(Stored items from a collection)

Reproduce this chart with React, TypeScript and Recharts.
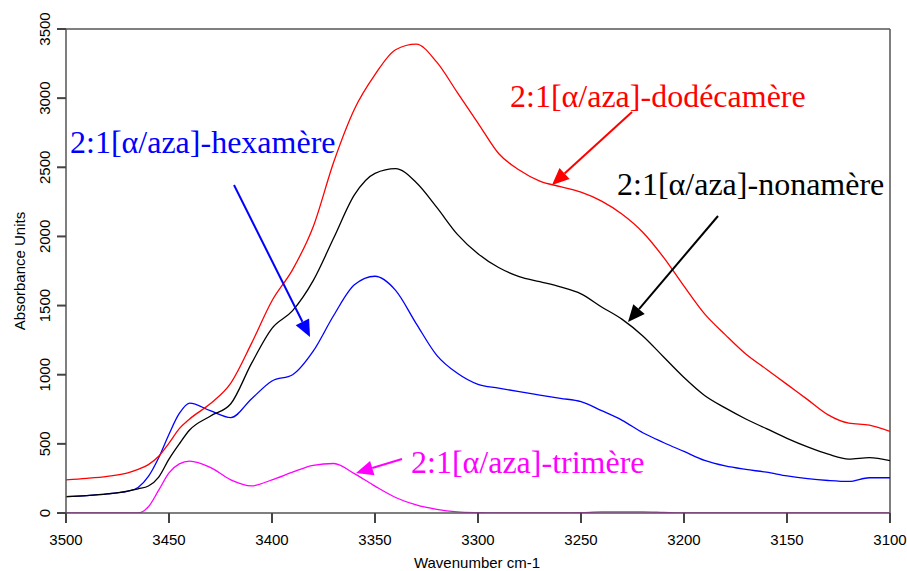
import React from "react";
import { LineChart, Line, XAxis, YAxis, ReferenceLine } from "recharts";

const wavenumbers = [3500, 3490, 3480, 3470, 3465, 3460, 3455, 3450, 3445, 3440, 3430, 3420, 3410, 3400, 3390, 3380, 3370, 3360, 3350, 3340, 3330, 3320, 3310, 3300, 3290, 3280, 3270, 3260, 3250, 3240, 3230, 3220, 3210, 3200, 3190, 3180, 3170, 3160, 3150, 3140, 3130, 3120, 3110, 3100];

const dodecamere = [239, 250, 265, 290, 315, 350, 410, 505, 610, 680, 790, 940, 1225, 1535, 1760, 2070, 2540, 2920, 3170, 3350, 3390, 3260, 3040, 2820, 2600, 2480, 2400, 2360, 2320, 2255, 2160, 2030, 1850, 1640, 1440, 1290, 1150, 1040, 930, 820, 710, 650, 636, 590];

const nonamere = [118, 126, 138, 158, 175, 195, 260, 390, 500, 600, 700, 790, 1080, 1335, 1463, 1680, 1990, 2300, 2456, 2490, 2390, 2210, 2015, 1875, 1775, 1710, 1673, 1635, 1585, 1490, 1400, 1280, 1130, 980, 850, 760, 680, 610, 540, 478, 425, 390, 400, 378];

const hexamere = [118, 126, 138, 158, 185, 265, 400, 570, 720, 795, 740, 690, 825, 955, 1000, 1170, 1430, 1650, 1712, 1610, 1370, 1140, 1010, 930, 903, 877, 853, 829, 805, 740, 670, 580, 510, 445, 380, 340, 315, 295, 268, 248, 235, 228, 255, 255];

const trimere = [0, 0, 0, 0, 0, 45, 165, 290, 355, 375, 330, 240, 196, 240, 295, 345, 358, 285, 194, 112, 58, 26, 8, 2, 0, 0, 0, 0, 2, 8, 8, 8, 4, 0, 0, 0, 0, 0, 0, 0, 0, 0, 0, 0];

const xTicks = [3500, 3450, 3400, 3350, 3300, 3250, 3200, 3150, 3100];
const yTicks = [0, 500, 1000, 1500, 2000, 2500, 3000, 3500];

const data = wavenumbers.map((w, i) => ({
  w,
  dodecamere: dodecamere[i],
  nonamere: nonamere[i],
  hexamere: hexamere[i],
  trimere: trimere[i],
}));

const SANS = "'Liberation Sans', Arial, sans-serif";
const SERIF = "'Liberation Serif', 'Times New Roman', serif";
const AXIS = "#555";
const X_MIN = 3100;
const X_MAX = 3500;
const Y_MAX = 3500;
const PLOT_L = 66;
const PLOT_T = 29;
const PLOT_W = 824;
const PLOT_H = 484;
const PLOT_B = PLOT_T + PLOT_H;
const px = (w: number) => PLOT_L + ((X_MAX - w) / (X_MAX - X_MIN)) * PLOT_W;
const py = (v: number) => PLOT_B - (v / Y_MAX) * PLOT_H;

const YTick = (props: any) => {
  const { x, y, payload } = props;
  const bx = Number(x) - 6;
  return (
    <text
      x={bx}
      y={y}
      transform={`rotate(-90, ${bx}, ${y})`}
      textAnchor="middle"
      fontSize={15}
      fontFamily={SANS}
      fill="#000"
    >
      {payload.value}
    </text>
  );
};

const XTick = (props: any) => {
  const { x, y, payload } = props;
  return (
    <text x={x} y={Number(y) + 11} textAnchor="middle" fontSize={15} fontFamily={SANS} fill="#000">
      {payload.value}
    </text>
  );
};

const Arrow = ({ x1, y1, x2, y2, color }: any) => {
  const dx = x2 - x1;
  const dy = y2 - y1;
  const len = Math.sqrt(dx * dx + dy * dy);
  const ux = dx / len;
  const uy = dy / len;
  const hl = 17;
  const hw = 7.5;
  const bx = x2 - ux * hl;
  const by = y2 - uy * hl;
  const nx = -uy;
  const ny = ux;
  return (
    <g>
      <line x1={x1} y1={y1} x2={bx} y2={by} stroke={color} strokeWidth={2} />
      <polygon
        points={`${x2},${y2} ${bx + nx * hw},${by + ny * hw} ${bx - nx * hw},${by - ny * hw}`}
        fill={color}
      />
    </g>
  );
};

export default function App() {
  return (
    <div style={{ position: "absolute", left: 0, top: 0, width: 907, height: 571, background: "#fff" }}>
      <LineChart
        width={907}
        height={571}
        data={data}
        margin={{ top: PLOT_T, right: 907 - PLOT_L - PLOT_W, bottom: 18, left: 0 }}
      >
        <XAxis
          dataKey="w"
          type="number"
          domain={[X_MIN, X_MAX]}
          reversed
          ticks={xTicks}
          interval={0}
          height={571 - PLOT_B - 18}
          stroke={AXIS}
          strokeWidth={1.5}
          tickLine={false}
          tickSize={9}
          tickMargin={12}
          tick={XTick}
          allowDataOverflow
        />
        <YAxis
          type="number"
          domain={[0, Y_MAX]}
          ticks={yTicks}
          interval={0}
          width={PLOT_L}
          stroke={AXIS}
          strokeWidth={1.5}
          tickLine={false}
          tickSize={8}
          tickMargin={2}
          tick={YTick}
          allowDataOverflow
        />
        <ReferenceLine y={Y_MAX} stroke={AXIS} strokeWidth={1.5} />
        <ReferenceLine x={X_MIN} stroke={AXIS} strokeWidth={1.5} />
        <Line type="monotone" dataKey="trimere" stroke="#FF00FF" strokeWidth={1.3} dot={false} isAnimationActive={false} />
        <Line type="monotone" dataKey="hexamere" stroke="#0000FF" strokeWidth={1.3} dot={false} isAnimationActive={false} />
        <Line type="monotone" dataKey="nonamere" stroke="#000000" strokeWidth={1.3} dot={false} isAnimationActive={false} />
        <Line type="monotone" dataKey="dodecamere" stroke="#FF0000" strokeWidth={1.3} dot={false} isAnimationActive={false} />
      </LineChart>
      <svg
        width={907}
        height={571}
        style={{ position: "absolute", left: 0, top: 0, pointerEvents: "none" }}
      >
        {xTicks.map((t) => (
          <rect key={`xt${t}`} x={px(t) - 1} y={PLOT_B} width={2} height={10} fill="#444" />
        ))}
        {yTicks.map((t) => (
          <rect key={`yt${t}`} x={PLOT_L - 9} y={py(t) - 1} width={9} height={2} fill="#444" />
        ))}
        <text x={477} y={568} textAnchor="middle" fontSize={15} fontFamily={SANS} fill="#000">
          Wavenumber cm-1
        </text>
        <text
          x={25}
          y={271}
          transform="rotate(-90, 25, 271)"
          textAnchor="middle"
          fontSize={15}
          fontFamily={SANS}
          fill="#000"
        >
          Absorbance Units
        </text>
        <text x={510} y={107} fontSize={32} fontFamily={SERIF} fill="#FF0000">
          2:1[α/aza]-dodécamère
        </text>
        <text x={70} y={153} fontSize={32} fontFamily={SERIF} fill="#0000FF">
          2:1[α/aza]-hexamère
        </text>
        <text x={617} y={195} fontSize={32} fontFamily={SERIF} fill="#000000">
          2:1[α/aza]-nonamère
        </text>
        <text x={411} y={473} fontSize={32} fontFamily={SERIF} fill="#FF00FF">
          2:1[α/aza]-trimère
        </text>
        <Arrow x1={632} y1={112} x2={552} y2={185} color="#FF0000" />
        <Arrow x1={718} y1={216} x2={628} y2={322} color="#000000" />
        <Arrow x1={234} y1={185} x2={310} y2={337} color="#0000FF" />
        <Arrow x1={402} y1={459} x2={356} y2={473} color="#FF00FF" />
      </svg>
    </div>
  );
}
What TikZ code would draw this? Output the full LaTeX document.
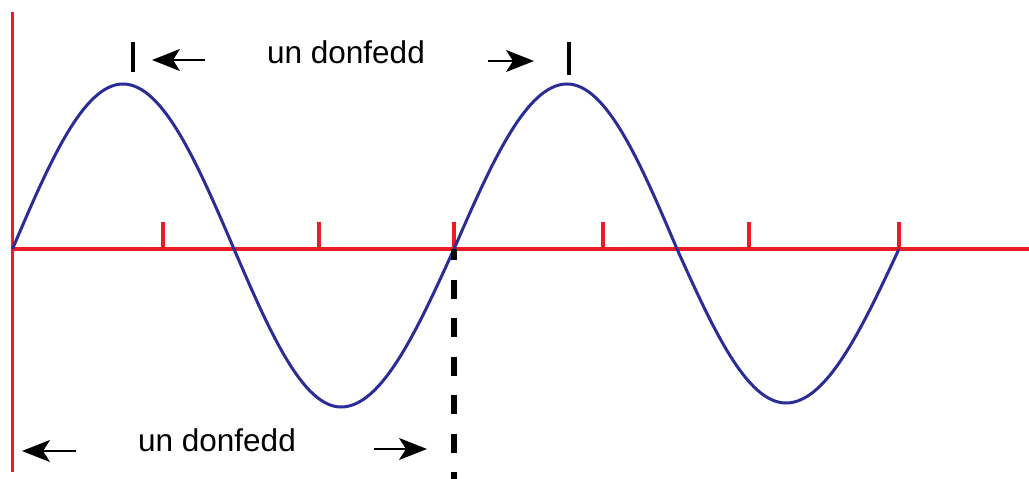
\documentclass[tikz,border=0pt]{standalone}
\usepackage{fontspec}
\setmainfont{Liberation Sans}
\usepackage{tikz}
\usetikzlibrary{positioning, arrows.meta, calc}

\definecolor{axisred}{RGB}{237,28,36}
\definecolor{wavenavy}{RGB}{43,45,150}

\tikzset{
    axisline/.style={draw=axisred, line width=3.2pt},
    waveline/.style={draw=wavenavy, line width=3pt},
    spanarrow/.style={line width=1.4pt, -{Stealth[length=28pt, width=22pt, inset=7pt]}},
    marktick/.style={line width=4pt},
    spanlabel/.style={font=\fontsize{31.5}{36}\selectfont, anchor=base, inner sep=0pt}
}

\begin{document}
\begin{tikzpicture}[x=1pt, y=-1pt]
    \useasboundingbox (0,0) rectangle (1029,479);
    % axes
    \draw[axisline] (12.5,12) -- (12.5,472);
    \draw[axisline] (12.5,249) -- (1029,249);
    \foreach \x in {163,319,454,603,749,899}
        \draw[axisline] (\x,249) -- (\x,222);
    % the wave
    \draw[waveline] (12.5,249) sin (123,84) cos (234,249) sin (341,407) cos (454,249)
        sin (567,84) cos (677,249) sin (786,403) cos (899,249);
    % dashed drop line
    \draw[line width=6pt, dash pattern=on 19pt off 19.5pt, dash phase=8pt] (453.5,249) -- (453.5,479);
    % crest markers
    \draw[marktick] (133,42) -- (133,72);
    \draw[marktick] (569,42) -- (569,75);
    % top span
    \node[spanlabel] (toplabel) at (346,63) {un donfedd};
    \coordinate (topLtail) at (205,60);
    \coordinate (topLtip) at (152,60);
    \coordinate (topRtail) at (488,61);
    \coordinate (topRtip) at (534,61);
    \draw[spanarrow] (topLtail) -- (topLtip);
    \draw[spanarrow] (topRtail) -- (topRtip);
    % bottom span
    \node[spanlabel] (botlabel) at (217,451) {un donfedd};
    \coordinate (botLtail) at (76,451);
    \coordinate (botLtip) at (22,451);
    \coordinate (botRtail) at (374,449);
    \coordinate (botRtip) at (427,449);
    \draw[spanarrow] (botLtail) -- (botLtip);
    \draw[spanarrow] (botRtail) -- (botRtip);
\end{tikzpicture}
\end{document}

Task requirements>
Your task is to restate word for word the lines from the top of the data to the line containing "228, 255, 255];", both ends included, with every picture left out.

Exercise output>
Reproduce this chart with React, TypeScript and Recharts.
import React from "react";
import { LineChart, Line, XAxis, YAxis, ReferenceLine } from "recharts";

const wavenumbers = [3500, 3490, 3480, 3470, 3465, 3460, 3455, 3450, 3445, 3440, 3430, 3420, 3410, 3400, 3390, 3380, 3370, 3360, 3350, 3340, 3330, 3320, 3310, 3300, 3290, 3280, 3270, 3260, 3250, 3240, 3230, 3220, 3210, 3200, 3190, 3180, 3170, 3160, 3150, 3140, 3130, 3120, 3110, 3100];

const dodecamere = [239, 250, 265, 290, 315, 350, 410, 505, 610, 680, 790, 940, 1225, 1535, 1760, 2070, 2540, 2920, 3170, 3350, 3390, 3260, 3040, 2820, 2600, 2480, 2400, 2360, 2320, 2255, 2160, 2030, 1850, 1640, 1440, 1290, 1150, 1040, 930, 820, 710, 650, 636, 590];

const nonamere = [118, 126, 138, 158, 175, 195, 260, 390, 500, 600, 700, 790, 1080, 1335, 1463, 1680, 1990, 2300, 2456, 2490, 2390, 2210, 2015, 1875, 1775, 1710, 1673, 1635, 1585, 1490, 1400, 1280, 1130, 980, 850, 760, 680, 610, 540, 478, 425, 390, 400, 378];

const hexamere = [118, 126, 138, 158, 185, 265, 400, 570, 720, 795, 740, 690, 825, 955, 1000, 1170, 1430, 1650, 1712, 1610, 1370, 1140, 1010, 930, 903, 877, 853, 829, 805, 740, 670, 580, 510, 445, 380, 340, 315, 295, 268, 248, 235, 228, 255, 255];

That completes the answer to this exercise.